— Begin —

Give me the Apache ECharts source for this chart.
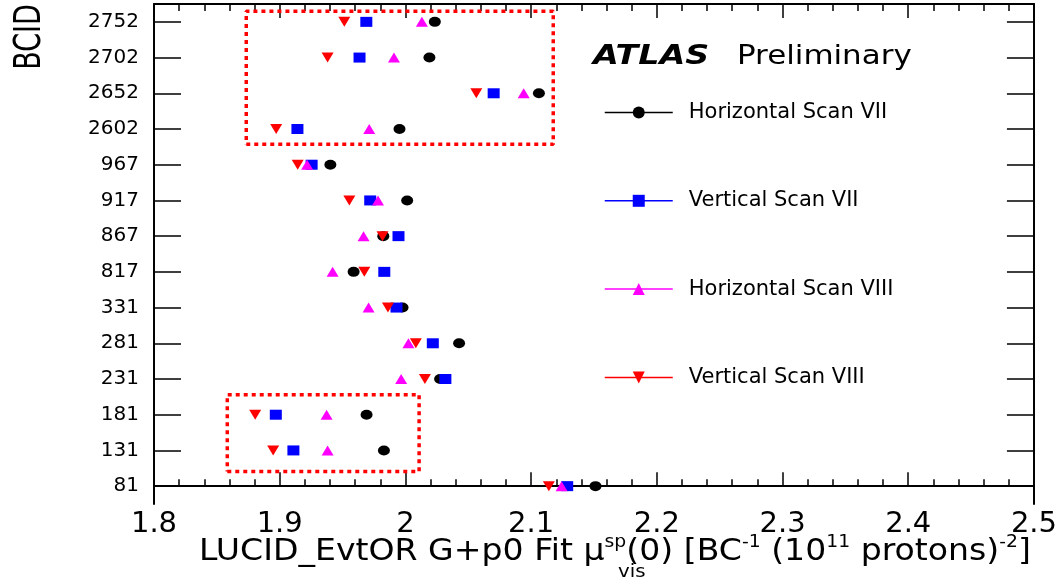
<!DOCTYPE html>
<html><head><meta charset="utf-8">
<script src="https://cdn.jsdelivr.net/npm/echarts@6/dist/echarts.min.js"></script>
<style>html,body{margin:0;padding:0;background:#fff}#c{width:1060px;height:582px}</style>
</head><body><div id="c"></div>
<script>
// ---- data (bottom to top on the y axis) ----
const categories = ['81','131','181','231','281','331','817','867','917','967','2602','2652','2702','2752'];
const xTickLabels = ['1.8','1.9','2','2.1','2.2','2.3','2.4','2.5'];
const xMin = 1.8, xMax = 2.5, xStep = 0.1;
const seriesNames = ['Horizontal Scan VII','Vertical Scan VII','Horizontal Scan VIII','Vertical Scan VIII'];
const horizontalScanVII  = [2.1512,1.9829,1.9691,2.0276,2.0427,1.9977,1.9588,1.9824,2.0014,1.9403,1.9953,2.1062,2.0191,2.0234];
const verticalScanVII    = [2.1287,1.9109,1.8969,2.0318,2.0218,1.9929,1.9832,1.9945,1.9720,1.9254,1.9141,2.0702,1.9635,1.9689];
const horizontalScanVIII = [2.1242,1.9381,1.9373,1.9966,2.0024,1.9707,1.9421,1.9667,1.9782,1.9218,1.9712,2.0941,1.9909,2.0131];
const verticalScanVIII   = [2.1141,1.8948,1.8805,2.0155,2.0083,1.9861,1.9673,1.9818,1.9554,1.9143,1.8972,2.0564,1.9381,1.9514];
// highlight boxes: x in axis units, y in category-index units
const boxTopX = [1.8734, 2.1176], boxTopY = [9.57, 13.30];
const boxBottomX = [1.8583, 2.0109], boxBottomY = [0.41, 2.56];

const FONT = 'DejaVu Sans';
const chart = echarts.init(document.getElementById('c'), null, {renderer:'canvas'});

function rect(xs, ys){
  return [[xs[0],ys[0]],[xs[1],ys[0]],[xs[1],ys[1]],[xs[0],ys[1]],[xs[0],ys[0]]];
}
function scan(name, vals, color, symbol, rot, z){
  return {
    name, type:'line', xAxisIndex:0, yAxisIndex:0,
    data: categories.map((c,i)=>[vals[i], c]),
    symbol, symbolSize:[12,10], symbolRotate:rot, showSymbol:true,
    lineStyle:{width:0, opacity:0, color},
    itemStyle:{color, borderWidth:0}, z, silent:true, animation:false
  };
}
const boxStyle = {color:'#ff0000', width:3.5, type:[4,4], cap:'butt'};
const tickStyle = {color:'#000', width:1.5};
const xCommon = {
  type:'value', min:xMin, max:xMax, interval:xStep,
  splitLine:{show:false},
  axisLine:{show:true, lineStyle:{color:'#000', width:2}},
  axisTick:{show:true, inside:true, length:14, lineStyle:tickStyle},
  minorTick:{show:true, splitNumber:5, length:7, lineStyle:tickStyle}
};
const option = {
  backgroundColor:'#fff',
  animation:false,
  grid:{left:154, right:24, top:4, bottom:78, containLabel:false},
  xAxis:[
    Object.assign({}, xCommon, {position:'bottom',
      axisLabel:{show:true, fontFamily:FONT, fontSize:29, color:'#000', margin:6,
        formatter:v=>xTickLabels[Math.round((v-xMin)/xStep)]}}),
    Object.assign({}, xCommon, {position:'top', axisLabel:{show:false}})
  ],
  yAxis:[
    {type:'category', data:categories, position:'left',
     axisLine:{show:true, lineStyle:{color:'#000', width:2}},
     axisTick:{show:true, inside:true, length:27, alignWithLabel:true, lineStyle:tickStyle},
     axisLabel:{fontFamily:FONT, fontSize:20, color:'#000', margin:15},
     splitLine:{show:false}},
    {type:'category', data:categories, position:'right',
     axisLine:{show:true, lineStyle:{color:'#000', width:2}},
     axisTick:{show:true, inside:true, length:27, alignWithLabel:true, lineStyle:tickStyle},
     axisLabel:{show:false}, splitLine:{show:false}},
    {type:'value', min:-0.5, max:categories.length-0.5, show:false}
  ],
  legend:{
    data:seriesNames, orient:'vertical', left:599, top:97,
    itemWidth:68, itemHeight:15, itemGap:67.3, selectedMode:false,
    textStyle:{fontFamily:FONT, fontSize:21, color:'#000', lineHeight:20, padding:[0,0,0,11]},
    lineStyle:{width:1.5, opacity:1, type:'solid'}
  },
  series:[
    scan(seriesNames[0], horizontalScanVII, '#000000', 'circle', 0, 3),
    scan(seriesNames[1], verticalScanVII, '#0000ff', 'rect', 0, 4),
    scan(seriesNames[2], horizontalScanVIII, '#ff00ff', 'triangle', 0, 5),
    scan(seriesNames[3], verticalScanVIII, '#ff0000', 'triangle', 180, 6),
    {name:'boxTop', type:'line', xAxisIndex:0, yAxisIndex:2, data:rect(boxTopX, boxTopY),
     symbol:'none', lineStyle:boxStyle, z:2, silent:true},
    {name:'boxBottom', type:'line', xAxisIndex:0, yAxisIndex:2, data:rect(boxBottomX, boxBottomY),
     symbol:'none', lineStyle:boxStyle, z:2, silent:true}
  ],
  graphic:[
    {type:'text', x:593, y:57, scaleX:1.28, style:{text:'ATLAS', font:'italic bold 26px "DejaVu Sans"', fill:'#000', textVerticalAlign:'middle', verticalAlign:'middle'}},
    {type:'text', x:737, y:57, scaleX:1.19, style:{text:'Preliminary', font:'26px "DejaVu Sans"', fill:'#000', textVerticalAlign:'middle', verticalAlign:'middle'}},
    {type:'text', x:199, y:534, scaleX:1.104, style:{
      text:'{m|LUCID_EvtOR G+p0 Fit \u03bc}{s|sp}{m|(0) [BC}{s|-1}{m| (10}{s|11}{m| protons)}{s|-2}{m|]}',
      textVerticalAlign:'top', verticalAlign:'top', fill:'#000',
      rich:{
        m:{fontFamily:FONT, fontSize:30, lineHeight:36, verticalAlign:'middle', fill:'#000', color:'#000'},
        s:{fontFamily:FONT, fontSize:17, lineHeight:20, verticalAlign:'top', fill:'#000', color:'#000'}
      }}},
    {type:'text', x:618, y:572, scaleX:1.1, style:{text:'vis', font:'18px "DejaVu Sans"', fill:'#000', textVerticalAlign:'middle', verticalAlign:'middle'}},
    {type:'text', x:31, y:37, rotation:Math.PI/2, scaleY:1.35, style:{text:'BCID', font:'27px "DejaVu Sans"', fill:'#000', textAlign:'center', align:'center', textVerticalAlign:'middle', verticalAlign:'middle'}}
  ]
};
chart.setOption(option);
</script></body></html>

— End —

* Set task:
Copy the data exactly. Any picture it contains is to be omitted.

* Solution to the exercise:
Give me the Apache ECharts source for this chart.
<!DOCTYPE html>
<html><head><meta charset="utf-8">
<script src="https://cdn.jsdelivr.net/npm/echarts@6/dist/echarts.min.js"></script>
<style>html,body{margin:0;padding:0;background:#fff}#c{width:1060px;height:582px}</style>
</head><body><div id="c"></div>
<script>
// ---- data (bottom to top on the y axis) ----
const categories = ['81','131','181','231','281','331','817','867','917','967','2602','2652','2702','2752'];
const xTickLabels = ['1.8','1.9','2','2.1','2.2','2.3','2.4','2.5'];
const xMin = 1.8, xMax = 2.5, xStep = 0.1;
const seriesNames = ['Horizontal Scan VII','Vertical Scan VII','Horizontal Scan VIII','Vertical Scan VIII'];
const horizontalScanVII  = [2.1512,1.9829,1.9691,2.0276,2.0427,1.9977,1.9588,1.9824,2.0014,1.9403,1.9953,2.1062,2.0191,2.0234];
const verticalScanVII    = [2.1287,1.9109,1.8969,2.0318,2.0218,1.9929,1.9832,1.9945,1.9720,1.9254,1.9141,2.0702,1.9635,1.9689];
const horizontalScanVIII = [2.1242,1.9381,1.9373,1.9966,2.0024,1.9707,1.9421,1.9667,1.9782,1.9218,1.9712,2.0941,1.9909,2.0131];
const verticalScanVIII   = [2.1141,1.8948,1.8805,2.0155,2.0083,1.9861,1.9673,1.9818,1.9554,1.9143,1.8972,2.0564,1.9381,1.9514];
// highlight boxes: x in axis units, y in category-index units
const boxTopX = [1.8734, 2.1176], boxTopY = [9.57, 13.30];
const boxBottomX = [1.8583, 2.0109], boxBottomY = [0.41, 2.56];

const FONT = 'DejaVu Sans';
const chart = echarts.init(document.getElementById('c'), null, {renderer:'canvas'});

function rect(xs, ys){
  return [[xs[0],ys[0]],[xs[1],ys[0]],[xs[1],ys[1]],[xs[0],ys[1]],[xs[0],ys[0]]];
}
function scan(name, vals, color, symbol, rot, z){
  return {
    name, type:'line', xAxisIndex:0, yAxisIndex:0,
    data: categories.map((c,i)=>[vals[i], c]),
    symbol, symbolSize:[12,10], symbolRotate:rot, showSymbol:true,
    lineStyle:{width:0, opacity:0, color},
    itemStyle:{color, borderWidth:0}, z, silent:true, animation:false
  };
}
const boxStyle = {color:'#ff0000', width:3.5, type:[4,4], cap:'butt'};
const tickStyle = {color:'#000', width:1.5};
const xCommon = {
  type:'value', min:xMin, max:xMax, interval:xStep,
  splitLine:{show:false},
  axisLine:{show:true, lineStyle:{color:'#000', width:2}},
  axisTick:{show:true, inside:true, length:14, lineStyle:tickStyle},
  minorTick:{show:true, splitNumber:5, length:7, lineStyle:tickStyle}
};
const option = {
  backgroundColor:'#fff',
  animation:false,
  grid:{left:154, right:24, top:4, bottom:78, containLabel:false},
  xAxis:[
    Object.assign({}, xCommon, {position:'bottom',
      axisLabel:{show:true, fontFamily:FONT, fontSize:29, color:'#000', margin:6,
        formatter:v=>xTickLabels[Math.round((v-xMin)/xStep)]}}),
    Object.assign({}, xCommon, {position:'top', axisLabel:{show:false}})
  ],
  yAxis:[
    {type:'category', data:categories, position:'left',
     axisLine:{show:true, lineStyle:{color:'#000', width:2}},
     axisTick:{show:true, inside:true, length:27, alignWithLabel:true, lineStyle:tickStyle},
     axisLabel:{fontFamily:FONT, fontSize:20, color:'#000', margin:15},
     splitLine:{show:false}},
    {type:'category', data:categories, position:'right',
     axisLine:{show:true, lineStyle:{color:'#000', width:2}},
     axisTick:{show:true, inside:true, length:27, alignWithLabel:true, lineStyle:tickStyle},
     axisLabel:{show:false}, splitLine:{show:false}},
    {type:'value', min:-0.5, max:categories.length-0.5, show:false}
  ],
  legend:{
    data:seriesNames, orient:'vertical', left:599, top:97,
    itemWidth:68, itemHeight:15, itemGap:67.3, selectedMode:false,
    textStyle:{fontFamily:FONT, fontSize:21, color:'#000', lineHeight:20, padding:[0,0,0,11]},
    lineStyle:{width:1.5, opacity:1, type:'solid'}
  },
  series:[
    scan(seriesNames[0], horizontalScanVII, '#000000', 'circle', 0, 3),
    scan(seriesNames[1], verticalScanVII, '#0000ff', 'rect', 0, 4),
    scan(seriesNames[2], horizontalScanVIII, '#ff00ff', 'triangle', 0, 5),
    scan(seriesNames[3], verticalScanVIII, '#ff0000', 'triangle', 180, 6),
    {name:'boxTop', type:'line', xAxisIndex:0, yAxisIndex:2, data:rect(boxTopX, boxTopY),
     symbol:'none', lineStyle:boxStyle, z:2, silent:true},
    {name:'boxBottom', type:'line', xAxisIndex:0, yAxisIndex:2, data:rect(boxBottomX, boxBottomY),
     symbol:'none', lineStyle:boxStyle, z:2, silent:true}
  ],
  graphic:[
    {type:'text', x:593, y:57, scaleX:1.28, style:{text:'ATLAS', font:'italic bold 26px "DejaVu Sans"', fill:'#000', textVerticalAlign:'middle', verticalAlign:'middle'}},
    {type:'text', x:737, y:57, scaleX:1.19, style:{text:'Preliminary', font:'26px "DejaVu Sans"', fill:'#000', textVerticalAlign:'middle', verticalAlign:'middle'}},
    {type:'text', x:199, y:534, scaleX:1.104, style:{
      text:'{m|LUCID_EvtOR G+p0 Fit \u03bc}{s|sp}{m|(0) [BC}{s|-1}{m| (10}{s|11}{m| protons)}{s|-2}{m|]}',
      textVerticalAlign:'top', verticalAlign:'top', fill:'#000',
      rich:{
        m:{fontFamily:FONT, fontSize:30, lineHeight:36, verticalAlign:'middle', fill:'#000', color:'#000'},
        s:{fontFamily:FONT, fontSize:17, lineHeight:20, verticalAlign:'top', fill:'#000', color:'#000'}
      }}},
    {type:'text', x:618, y:572, scaleX:1.1, style:{text:'vis', font:'18px "DejaVu Sans"', fill:'#000', textVerticalAlign:'middle', verticalAlign:'middle'}},
    {type:'text', x:31, y:37, rotation:Math.PI/2, scaleY:1.35, style:{text:'BCID', font:'27px "DejaVu Sans"', fill:'#000', textAlign:'center', align:'center', textVerticalAlign:'middle', verticalAlign:'middle'}}
  ]
};
chart.setOption(option);
</script></body></html>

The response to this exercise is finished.